**The problem:**
Return only those lines from the line containing "Recreate this image" to the line containing "35000, 40000, 45000];", both included, and please omit the pictures.

[start]

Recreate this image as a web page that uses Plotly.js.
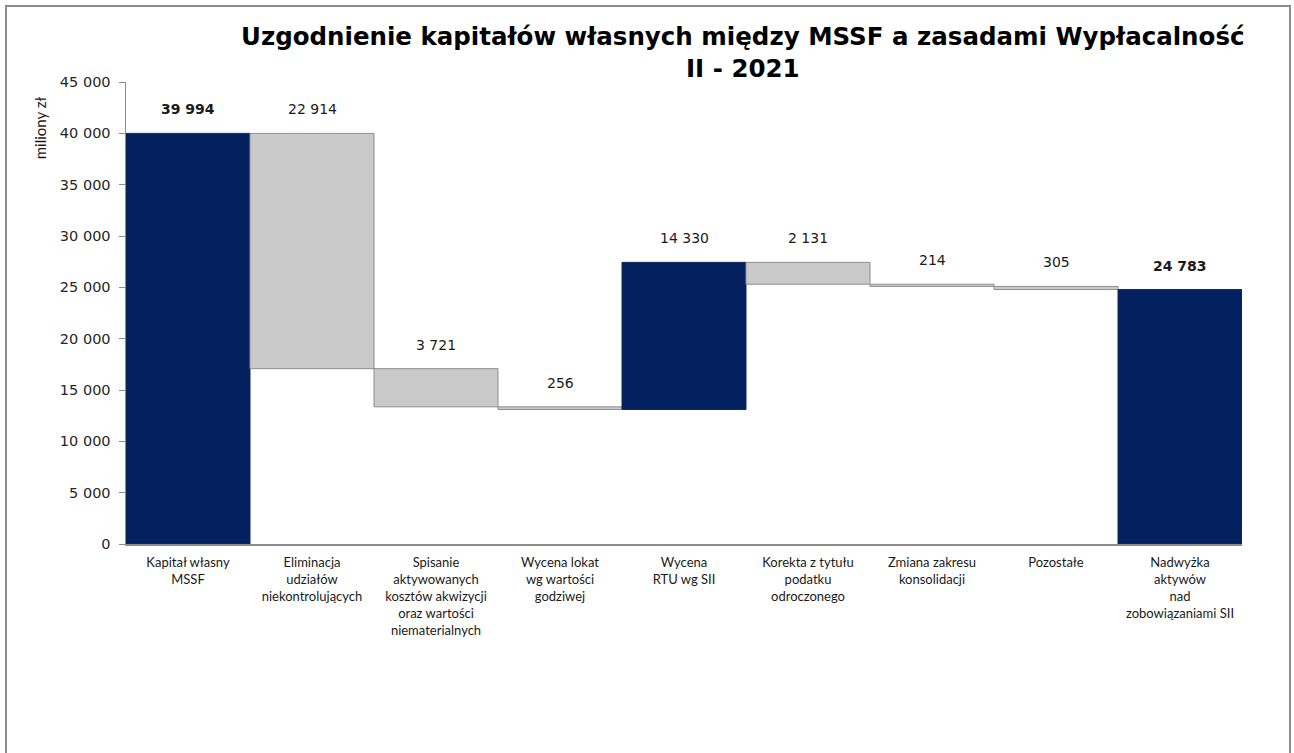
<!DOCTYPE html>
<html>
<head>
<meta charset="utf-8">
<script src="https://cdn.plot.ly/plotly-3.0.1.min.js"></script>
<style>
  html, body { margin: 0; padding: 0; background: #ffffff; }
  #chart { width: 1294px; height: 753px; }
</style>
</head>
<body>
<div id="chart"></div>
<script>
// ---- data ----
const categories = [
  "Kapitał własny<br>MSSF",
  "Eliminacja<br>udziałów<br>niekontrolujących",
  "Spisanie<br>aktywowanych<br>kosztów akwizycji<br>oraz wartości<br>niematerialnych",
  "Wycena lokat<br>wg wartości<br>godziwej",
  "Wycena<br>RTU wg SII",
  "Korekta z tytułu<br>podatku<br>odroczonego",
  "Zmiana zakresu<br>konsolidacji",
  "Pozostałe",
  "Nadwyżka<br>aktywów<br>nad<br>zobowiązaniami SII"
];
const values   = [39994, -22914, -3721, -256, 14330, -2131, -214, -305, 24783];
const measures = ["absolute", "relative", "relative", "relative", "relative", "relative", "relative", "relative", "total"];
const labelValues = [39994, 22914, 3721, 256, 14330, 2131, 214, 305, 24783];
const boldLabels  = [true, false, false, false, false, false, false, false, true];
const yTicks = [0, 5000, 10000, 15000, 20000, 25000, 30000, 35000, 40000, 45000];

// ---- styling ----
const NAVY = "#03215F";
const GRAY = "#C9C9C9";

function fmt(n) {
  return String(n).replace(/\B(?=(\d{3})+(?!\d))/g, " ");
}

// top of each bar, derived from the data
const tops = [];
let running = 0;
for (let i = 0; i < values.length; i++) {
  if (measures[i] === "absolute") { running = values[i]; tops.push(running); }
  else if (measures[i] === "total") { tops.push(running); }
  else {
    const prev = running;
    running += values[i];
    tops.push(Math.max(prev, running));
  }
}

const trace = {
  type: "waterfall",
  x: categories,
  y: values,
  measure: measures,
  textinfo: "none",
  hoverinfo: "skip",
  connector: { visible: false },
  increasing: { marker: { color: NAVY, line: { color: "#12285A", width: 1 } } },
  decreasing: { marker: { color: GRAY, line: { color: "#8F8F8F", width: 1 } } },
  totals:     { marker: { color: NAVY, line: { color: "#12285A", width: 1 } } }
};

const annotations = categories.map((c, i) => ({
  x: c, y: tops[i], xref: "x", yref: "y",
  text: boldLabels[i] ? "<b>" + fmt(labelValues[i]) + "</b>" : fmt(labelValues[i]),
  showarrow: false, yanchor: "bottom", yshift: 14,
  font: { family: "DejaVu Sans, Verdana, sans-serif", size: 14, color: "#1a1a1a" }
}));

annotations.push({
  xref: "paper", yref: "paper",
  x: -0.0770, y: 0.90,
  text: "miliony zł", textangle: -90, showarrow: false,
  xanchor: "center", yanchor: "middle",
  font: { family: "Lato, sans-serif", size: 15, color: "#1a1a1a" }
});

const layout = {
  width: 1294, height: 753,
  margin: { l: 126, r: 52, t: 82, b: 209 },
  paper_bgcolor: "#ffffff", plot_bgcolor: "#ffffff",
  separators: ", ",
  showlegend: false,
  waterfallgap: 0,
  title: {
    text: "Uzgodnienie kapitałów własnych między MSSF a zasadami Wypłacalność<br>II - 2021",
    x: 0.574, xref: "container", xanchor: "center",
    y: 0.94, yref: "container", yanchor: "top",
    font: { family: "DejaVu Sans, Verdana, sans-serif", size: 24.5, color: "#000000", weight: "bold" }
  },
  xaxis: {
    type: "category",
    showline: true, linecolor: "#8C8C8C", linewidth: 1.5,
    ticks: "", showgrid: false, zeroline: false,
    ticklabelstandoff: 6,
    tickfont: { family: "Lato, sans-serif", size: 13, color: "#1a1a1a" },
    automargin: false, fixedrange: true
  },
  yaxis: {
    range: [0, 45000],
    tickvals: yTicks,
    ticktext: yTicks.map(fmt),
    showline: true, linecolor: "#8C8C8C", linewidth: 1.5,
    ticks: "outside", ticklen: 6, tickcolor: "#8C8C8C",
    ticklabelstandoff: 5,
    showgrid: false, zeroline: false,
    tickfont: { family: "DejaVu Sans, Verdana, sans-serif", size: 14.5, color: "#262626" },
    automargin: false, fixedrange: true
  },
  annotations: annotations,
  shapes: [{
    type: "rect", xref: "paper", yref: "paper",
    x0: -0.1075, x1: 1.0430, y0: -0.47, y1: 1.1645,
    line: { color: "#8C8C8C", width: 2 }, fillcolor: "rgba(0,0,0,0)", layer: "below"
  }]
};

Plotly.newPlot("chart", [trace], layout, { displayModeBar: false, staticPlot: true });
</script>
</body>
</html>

[end]
[start]

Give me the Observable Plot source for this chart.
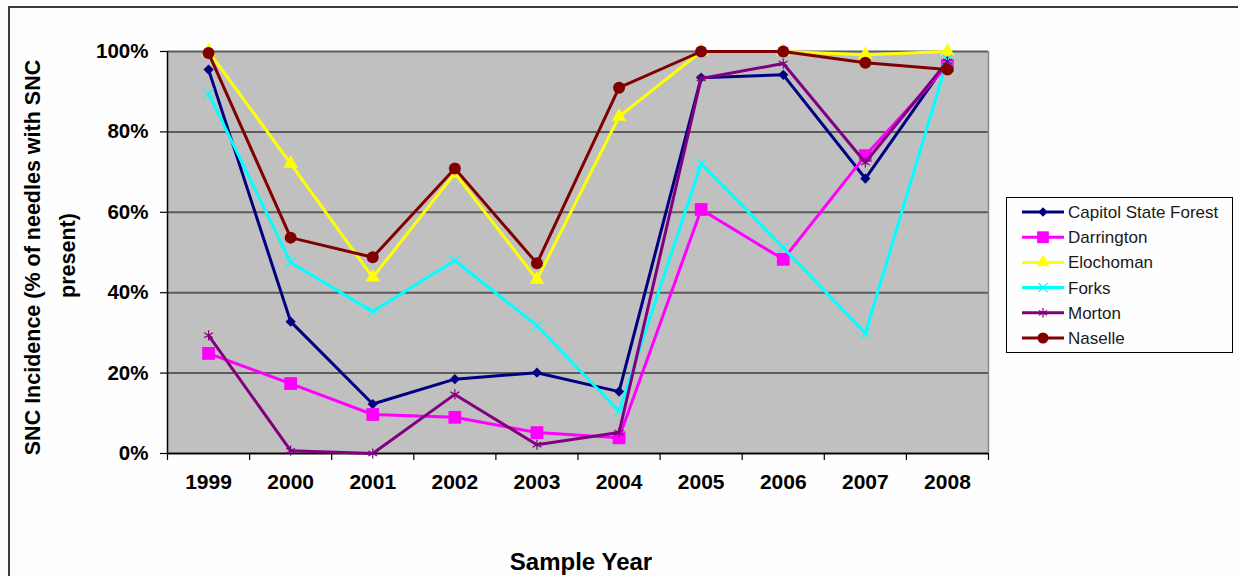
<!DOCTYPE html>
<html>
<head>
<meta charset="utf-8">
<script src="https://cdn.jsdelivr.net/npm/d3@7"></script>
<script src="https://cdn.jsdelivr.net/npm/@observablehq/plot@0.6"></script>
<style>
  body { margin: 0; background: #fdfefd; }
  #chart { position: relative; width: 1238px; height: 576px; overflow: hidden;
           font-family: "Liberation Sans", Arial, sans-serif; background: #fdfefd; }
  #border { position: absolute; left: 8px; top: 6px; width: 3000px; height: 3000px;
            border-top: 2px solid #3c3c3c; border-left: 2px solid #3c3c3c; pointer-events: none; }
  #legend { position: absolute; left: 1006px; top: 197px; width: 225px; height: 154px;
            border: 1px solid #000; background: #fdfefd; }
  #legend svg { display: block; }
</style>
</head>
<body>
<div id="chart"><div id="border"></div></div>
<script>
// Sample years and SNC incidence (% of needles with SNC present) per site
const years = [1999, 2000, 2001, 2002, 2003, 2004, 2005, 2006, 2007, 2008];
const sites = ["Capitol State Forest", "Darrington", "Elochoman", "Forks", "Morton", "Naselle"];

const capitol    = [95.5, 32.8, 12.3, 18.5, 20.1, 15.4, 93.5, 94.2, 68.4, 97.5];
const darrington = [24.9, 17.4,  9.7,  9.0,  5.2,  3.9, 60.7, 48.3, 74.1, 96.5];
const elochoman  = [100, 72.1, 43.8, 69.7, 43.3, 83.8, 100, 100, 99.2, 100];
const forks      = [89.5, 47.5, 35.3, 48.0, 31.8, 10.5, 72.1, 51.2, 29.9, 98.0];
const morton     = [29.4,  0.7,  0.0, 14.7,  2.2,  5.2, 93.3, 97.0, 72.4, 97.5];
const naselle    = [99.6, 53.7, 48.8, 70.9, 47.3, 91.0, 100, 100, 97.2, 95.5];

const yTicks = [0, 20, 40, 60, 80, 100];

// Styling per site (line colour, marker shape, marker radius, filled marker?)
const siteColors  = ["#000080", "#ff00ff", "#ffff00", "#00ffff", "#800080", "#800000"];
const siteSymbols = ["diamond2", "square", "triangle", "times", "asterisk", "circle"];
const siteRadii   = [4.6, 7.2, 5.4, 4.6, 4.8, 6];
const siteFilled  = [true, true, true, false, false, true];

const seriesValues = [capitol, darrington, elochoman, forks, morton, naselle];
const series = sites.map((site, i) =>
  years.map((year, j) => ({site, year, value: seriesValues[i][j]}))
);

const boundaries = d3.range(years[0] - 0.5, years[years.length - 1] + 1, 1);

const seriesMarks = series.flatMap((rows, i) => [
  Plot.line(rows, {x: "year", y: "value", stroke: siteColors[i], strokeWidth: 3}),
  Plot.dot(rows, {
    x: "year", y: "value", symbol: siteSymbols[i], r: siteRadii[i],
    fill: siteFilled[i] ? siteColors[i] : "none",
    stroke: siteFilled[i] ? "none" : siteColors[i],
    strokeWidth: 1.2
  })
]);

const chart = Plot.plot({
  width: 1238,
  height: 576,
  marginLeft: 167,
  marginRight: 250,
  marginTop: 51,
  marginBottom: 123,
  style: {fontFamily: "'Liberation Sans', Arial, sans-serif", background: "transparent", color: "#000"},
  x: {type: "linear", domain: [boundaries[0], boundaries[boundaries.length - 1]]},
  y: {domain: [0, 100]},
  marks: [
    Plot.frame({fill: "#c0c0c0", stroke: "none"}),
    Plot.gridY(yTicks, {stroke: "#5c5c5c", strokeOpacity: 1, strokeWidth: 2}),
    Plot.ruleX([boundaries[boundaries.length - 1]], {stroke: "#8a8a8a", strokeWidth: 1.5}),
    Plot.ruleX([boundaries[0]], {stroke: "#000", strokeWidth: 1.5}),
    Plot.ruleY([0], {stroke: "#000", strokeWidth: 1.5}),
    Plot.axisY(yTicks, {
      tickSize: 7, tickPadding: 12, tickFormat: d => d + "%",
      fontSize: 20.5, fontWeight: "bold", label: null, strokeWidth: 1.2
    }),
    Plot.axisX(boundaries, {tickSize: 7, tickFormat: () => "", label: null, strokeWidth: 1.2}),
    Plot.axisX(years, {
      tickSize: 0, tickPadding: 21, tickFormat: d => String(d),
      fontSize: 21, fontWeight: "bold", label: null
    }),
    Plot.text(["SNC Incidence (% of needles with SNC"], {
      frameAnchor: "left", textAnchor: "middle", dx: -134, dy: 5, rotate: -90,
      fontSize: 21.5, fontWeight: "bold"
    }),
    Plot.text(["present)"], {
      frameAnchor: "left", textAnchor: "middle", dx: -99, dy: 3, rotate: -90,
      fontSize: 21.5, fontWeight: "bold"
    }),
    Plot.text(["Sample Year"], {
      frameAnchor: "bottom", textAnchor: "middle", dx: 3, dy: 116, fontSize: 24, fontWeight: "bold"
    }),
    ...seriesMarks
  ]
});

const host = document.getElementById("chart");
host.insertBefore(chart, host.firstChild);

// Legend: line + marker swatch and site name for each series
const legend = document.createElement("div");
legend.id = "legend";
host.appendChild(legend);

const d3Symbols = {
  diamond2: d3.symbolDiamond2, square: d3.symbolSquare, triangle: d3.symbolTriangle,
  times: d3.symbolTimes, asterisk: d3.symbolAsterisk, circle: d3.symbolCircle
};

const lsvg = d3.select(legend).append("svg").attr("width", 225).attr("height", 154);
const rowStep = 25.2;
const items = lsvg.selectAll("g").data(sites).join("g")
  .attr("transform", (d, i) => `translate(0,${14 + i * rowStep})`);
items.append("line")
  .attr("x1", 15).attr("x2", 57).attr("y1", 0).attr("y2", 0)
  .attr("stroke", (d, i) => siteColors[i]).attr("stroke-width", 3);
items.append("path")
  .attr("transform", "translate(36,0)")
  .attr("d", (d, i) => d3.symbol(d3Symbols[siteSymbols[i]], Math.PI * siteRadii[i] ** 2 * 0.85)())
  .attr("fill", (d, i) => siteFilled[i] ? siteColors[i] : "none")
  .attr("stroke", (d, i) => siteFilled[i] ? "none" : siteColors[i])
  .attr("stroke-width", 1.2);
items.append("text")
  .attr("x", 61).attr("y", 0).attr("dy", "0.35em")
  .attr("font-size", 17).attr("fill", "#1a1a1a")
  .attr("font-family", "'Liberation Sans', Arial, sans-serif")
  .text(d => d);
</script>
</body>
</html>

[end]

**Expected answer:**
Recreate this image as a web page that uses Plotly.js.
<!DOCTYPE html>
<html>
<head>
<meta charset="utf-8">
<script src="https://cdn.plot.ly/plotly-3.0.1.min.js"></script>
<style>
  html, body { margin: 0; padding: 0; background: #ffffff; }
  #chart { width: 1294px; height: 753px; }
</style>
</head>
<body>
<div id="chart"></div>
<script>
// ---- data ----
const categories = [
  "Kapitał własny<br>MSSF",
  "Eliminacja<br>udziałów<br>niekontrolujących",
  "Spisanie<br>aktywowanych<br>kosztów akwizycji<br>oraz wartości<br>niematerialnych",
  "Wycena lokat<br>wg wartości<br>godziwej",
  "Wycena<br>RTU wg SII",
  "Korekta z tytułu<br>podatku<br>odroczonego",
  "Zmiana zakresu<br>konsolidacji",
  "Pozostałe",
  "Nadwyżka<br>aktywów<br>nad<br>zobowiązaniami SII"
];
const values   = [39994, -22914, -3721, -256, 14330, -2131, -214, -305, 24783];
const measures = ["absolute", "relative", "relative", "relative", "relative", "relative", "relative", "relative", "total"];
const labelValues = [39994, 22914, 3721, 256, 14330, 2131, 214, 305, 24783];
const boldLabels  = [true, false, false, false, false, false, false, false, true];
const yTicks = [0, 5000, 10000, 15000, 20000, 25000, 30000, 35000, 40000, 45000];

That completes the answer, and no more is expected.